OBJECTIVE:
List each line of the data that holds the string "matplotlib".

Records from a data source:
----------------------------------------
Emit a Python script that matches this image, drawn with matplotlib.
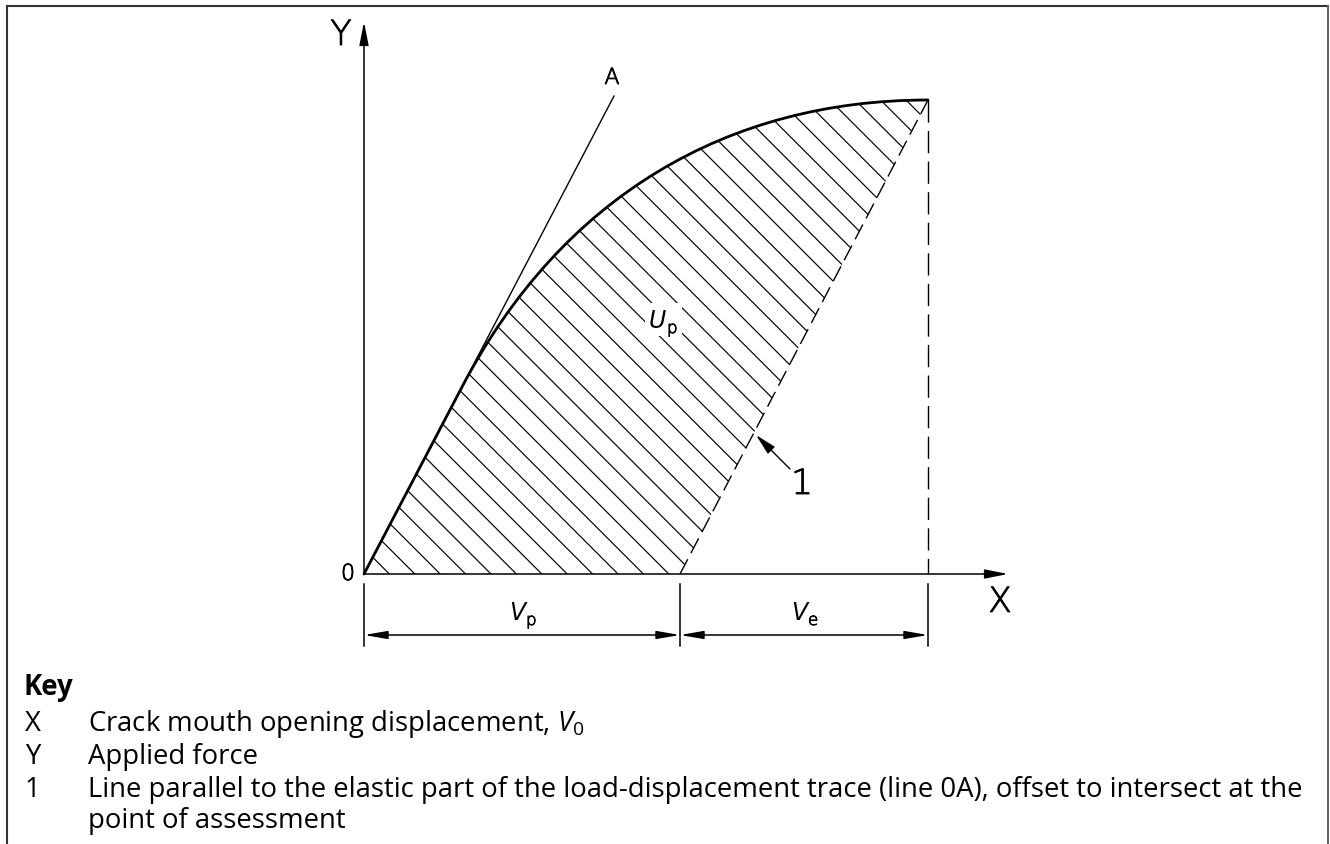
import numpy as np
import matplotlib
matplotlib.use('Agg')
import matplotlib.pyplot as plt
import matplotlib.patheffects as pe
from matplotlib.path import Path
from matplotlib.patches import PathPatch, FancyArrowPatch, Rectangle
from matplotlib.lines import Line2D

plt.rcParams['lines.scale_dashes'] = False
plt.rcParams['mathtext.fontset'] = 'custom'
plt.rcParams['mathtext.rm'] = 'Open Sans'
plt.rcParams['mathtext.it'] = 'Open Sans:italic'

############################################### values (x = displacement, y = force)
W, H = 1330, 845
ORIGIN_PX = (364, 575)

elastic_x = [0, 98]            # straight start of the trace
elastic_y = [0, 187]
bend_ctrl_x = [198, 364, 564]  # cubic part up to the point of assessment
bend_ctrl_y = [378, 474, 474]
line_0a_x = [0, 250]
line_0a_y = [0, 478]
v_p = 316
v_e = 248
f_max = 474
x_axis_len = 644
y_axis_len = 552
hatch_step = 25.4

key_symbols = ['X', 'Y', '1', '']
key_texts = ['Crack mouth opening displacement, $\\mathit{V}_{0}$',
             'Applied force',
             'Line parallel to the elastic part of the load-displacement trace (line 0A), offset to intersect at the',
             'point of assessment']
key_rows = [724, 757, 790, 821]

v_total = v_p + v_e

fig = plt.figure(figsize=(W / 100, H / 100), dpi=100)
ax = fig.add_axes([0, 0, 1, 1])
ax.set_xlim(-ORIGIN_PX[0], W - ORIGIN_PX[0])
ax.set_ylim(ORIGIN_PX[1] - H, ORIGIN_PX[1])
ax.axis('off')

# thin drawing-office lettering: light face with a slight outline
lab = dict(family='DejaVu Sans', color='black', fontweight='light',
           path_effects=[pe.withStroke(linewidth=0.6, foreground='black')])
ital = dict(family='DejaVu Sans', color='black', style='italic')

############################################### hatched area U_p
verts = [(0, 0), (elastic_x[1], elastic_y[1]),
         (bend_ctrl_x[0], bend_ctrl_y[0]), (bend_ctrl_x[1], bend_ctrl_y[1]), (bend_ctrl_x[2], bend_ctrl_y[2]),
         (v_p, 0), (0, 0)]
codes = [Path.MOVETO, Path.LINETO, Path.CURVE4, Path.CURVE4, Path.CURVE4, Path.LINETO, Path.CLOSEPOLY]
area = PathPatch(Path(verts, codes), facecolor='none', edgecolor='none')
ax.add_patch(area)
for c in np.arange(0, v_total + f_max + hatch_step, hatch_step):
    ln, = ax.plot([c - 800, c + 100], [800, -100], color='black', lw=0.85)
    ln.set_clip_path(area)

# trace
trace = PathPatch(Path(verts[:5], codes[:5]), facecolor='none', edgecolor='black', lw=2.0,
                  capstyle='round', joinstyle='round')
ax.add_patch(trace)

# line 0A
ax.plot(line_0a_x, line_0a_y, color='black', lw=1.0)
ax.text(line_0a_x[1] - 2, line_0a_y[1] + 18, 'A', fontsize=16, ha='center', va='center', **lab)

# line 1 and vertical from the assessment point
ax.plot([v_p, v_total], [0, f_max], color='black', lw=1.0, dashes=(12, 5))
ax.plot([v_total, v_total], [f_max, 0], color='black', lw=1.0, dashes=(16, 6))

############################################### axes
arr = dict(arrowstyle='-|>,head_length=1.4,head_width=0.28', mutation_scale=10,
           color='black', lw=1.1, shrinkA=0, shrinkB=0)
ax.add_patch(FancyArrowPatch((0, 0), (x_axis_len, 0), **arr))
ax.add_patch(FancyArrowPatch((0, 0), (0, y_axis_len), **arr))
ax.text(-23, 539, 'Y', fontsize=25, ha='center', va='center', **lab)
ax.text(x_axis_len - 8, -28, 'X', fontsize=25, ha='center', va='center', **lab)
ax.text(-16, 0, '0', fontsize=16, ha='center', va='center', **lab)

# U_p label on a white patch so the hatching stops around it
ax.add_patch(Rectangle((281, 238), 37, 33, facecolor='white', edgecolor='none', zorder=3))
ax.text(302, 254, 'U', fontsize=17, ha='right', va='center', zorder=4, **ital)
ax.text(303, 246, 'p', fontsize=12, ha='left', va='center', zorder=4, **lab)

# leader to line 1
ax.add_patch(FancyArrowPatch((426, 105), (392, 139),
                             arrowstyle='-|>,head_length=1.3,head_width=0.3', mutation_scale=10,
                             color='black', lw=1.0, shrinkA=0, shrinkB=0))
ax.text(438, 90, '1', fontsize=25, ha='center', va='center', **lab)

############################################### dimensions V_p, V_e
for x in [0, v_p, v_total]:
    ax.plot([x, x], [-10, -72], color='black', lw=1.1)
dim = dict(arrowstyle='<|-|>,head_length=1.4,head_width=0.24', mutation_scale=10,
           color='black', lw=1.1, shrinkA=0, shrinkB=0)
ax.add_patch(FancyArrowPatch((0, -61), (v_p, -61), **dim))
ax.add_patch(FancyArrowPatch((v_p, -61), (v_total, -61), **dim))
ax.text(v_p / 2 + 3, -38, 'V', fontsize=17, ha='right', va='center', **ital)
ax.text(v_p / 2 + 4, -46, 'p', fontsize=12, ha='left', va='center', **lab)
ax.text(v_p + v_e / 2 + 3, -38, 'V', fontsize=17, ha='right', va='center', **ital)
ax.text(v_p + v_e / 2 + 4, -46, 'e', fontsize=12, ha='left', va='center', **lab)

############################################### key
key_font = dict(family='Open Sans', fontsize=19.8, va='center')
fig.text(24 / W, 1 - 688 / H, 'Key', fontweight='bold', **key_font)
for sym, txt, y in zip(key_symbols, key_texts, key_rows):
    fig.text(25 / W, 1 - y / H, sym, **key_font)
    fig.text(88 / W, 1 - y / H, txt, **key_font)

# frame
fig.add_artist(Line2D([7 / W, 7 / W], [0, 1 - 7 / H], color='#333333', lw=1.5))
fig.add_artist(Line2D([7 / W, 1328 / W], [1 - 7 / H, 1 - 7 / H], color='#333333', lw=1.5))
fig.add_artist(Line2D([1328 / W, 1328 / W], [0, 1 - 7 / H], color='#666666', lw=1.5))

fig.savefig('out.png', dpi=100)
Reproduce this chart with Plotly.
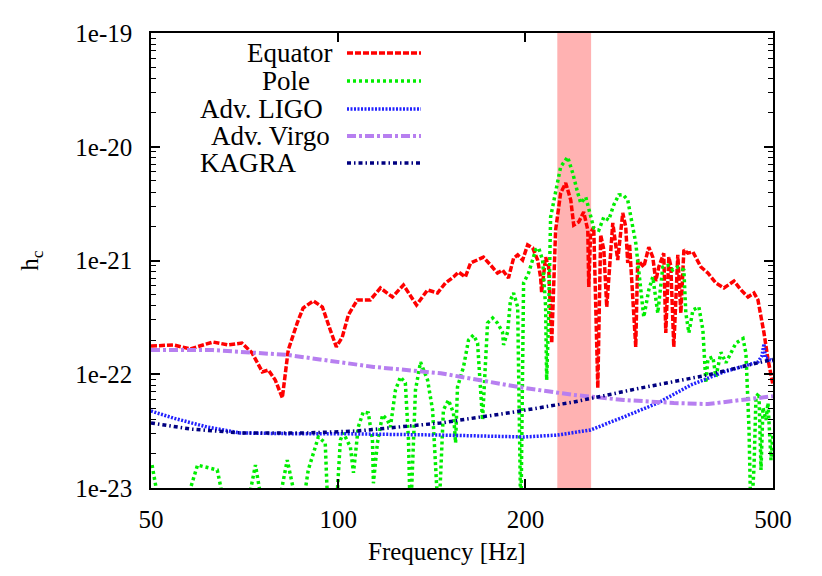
----------------------------------------
OUTPUT FOR THIS EXERCISE:
Emit a Python script that matches this image, drawn with matplotlib.
import matplotlib
matplotlib.use('Agg')
import matplotlib.pyplot as plt
import matplotlib.patheffects as pe
from matplotlib.path import Path
from matplotlib.patches import PathPatch, FancyArrowPatch, Rectangle
from matplotlib.lines import Line2D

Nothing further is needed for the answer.